Investing.com-- Shares of Chinese electric vehicle makers fell on Tuesday, tracking an overnight slide in Tesla Inc (NASDAQ:TSLA) after the world’s most valuable EV firm clocked a sharp sales decline in China.
Shares of BYD (SZ:002594) Co Ltd (HK:1211), NIO Inc (HK:9866), Xpeng Inc (HK:9868) and Li Auto (NASDAQ:LI) Inc (HK:2015) slid between 1% to 5% in Hong Kong trade, dragging the broader Hang Seng index down 2.5%.
Losses came tracking a 7.2% tumble in Tesla, after the firm said its Chinese sales declined in February, despite increased consumer spending during the Lunar New Year holiday.
Tesla marked a 19% year-on-year decline in sales of China-made vehicles, which fell to their lowest level since December 2022. The drop came as the firm engaged in a bitter price war with its Chinese peers to capture the world’s largest EV market.
But declining sales may now indicate slowing demand in China, especially as the country grapples with a bleak economic outlook.

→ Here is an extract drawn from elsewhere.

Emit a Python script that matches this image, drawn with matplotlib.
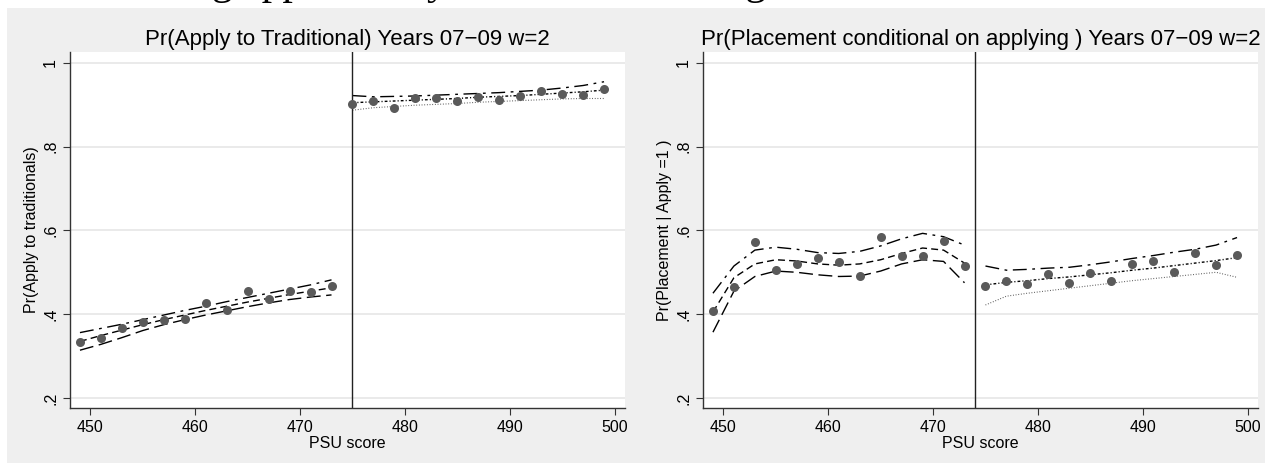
import numpy as np
import matplotlib.pyplot as plt
from matplotlib.patches import Rectangle

# ---- data ----
x_left = [449, 451, 453, 455, 457, 459, 461, 463, 465, 467, 469, 471, 473]
x_right = [475, 477, 479, 481, 483, 485, 487, 489, 491, 493, 495, 497, 499]

# panel 1: Pr(Apply to Traditional)
apply_pts_l = [0.333, 0.343, 0.366, 0.381, 0.385, 0.388, 0.427, 0.410, 0.456, 0.436, 0.456, 0.453, 0.468]
apply_pts_r = [0.902, 0.910, 0.893, 0.915, 0.915, 0.910, 0.918, 0.911, 0.921, 0.933, 0.925, 0.923, 0.937]
apply_fit_l = [0.335, 0.349, 0.362, 0.375, 0.387, 0.398, 0.409, 0.419, 0.429, 0.438, 0.447, 0.455, 0.463]
apply_hi_l = [0.356, 0.366, 0.376, 0.387, 0.398, 0.409, 0.419, 0.430, 0.440, 0.450, 0.460, 0.470, 0.482]
apply_lo_l = [0.314, 0.328, 0.344, 0.361, 0.375, 0.387, 0.398, 0.408, 0.418, 0.427, 0.435, 0.441, 0.446]
apply_fit_r = [0.905, 0.907, 0.909, 0.911, 0.913, 0.915, 0.918, 0.920, 0.922, 0.925, 0.928, 0.931, 0.935]
apply_hi_r = [0.922, 0.919, 0.920, 0.921, 0.923, 0.925, 0.927, 0.929, 0.932, 0.935, 0.940, 0.946, 0.955]
apply_lo_r = [0.887, 0.893, 0.896, 0.899, 0.901, 0.903, 0.906, 0.908, 0.910, 0.912, 0.914, 0.915, 0.915]

# panel 2: Pr(Placement | Apply = 1)
place_pts_l = [0.408, 0.466, 0.572, 0.505, 0.520, 0.533, 0.525, 0.490, 0.585, 0.540, 0.540, 0.575, 0.515]
place_pts_r = [0.467, 0.480, 0.473, 0.495, 0.475, 0.498, 0.480, 0.520, 0.528, 0.500, 0.547, 0.518, 0.542]
place_fit_l = [0.405, 0.487, 0.520, 0.530, 0.527, 0.520, 0.517, 0.520, 0.530, 0.545, 0.558, 0.553, 0.522]
place_hi_l = [0.450, 0.515, 0.553, 0.560, 0.555, 0.547, 0.545, 0.550, 0.563, 0.580, 0.593, 0.585, 0.565]
place_lo_l = [0.357, 0.455, 0.490, 0.503, 0.500, 0.494, 0.490, 0.491, 0.503, 0.520, 0.530, 0.526, 0.475]
place_fit_r = [0.470, 0.476, 0.480, 0.485, 0.489, 0.494, 0.499, 0.505, 0.510, 0.516, 0.522, 0.528, 0.535]
place_hi_r = [0.515, 0.505, 0.507, 0.510, 0.512, 0.518, 0.525, 0.533, 0.540, 0.548, 0.555, 0.565, 0.583]
place_lo_r = [0.422, 0.443, 0.450, 0.456, 0.462, 0.468, 0.474, 0.480, 0.485, 0.490, 0.495, 0.500, 0.488]

cutoffs = [475, 474]
titles = ["Pr(Apply to Traditional) Years 07\u221209 w=2",
          "Pr(Placement conditional on applying ) Years 07\u221209 w=2"]
ylabels = ["Pr(Apply to traditionals)", "Pr(Placement | Apply =1 )"]
yticks = [0.2, 0.4, 0.6, 0.8, 1.0]
yticklabels = [".2", ".4", ".6", ".8", "1"]
xticks = [450, 460, 470, 480, 490, 500]

plt.rcParams['font.family'] = ['Liberation Sans', 'DejaVu Sans']

fig = plt.figure(figsize=(12.65, 4.63), dpi=100)
fig.patch.set_facecolor('white')
fig.patches.append(Rectangle((7 / 1265, 0), 1, 1 - 8 / 463, transform=fig.transFigure,
                             facecolor='#efefef', edgecolor='none', zorder=-10))

# caption of the page above, cut off by the crop (only its lower edge shows)
fig.text(212 / 1265, 1 + 6 / 463, "g applicant by Location and Program",
         family='Liberation Serif', fontsize=30, va='baseline', ha='left')

ax1 = fig.add_axes([70 / 1265, 55 / 463, 555 / 1265, 356 / 463])
ax2 = fig.add_axes([703 / 1265, 55 / 463, 555 / 1265, 356 / 463])

panels = [
    (ax1, apply_pts_l, apply_pts_r, apply_fit_l, apply_hi_l, apply_lo_l, apply_fit_r, apply_hi_r, apply_lo_r),
    (ax2, place_pts_l, place_pts_r, place_fit_l, place_hi_l, place_lo_l, place_fit_r, place_hi_r, place_lo_r),
]

for i, (ax, pl, pr, fl, hl, ll, fr, hr, lr) in enumerate(panels):
    ax.set_facecolor('white')
    ax.set_xlim(448.05, 501.0)
    ax.set_ylim(0.176, 1.026)
    for yt in yticks:
        ax.axhline(yt, color='#e6e6e6', lw=1.2, zorder=0)

    ax.plot(x_left, hl, color='black', lw=1.0, ls=(0, (10, 4, 2, 4)))
    ax.plot(x_left, fl, color='black', lw=1.0, ls=(0, (5, 3)))
    ax.plot(x_left, ll, color='black', lw=1.0, ls=(0, (10, 4)))
    ax.plot(x_right, hr, color='black', lw=1.0, ls=(0, (10, 4, 2, 4)))
    ax.plot(x_right, fr, color='black', lw=1.0, ls=(0, (2, 1.5, 0.8, 1.5)))
    ax.plot(x_right, lr, color='#555555', lw=0.8, ls=(0, (0.8, 1.6)))

    ax.plot(x_left, pl, 'o', color='#5a5a5a', ms=6.5, mec='none', zorder=5)
    ax.plot(x_right, pr, 'o', color='#5a5a5a', ms=6.5, mec='none', zorder=5)

    ax.axvline(cutoffs[i], color='#222222', lw=1.0)

    ax.set_yticks(yticks)
    ax.set_yticklabels(yticklabels, rotation=90, va='center')
    ax.set_xticks(xticks)
    ax.tick_params(labelsize=11.5, length=5, width=0.8, color='#333333')
    for s in ['top', 'right']:
        ax.spines[s].set_visible(False)
    for s in ['left', 'bottom']:
        ax.spines[s].set_color('#333333')
        ax.spines[s].set_linewidth(1.0)

    ax.set_title(titles[i], fontsize=16, pad=5)
    ax.set_ylabel(ylabels[i], fontsize=11.5, labelpad=3)
    ax.set_xlabel("PSU score", fontsize=11.5, labelpad=1)

fig.savefig("out.png", dpi=100)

Weakening sales also bring up the prospect of more price cuts in the country- a trend that bodes poorly for all EV players in China, given that it has eaten into most of their profit margins.
BYD had overtaken Tesla as the best-selling EV maker in December, with the firm seemingly commanding a much stronger sales presence in its home market. BYD’s shares fell the least among its peers on Tuesday.
The firm had on Monday launched a new version of its best-selling car at a lower price than the older model, likely escalating a price war with its peers. BYD’s February sales also fell 37%, but remained well ahead of Tesla by overall volume.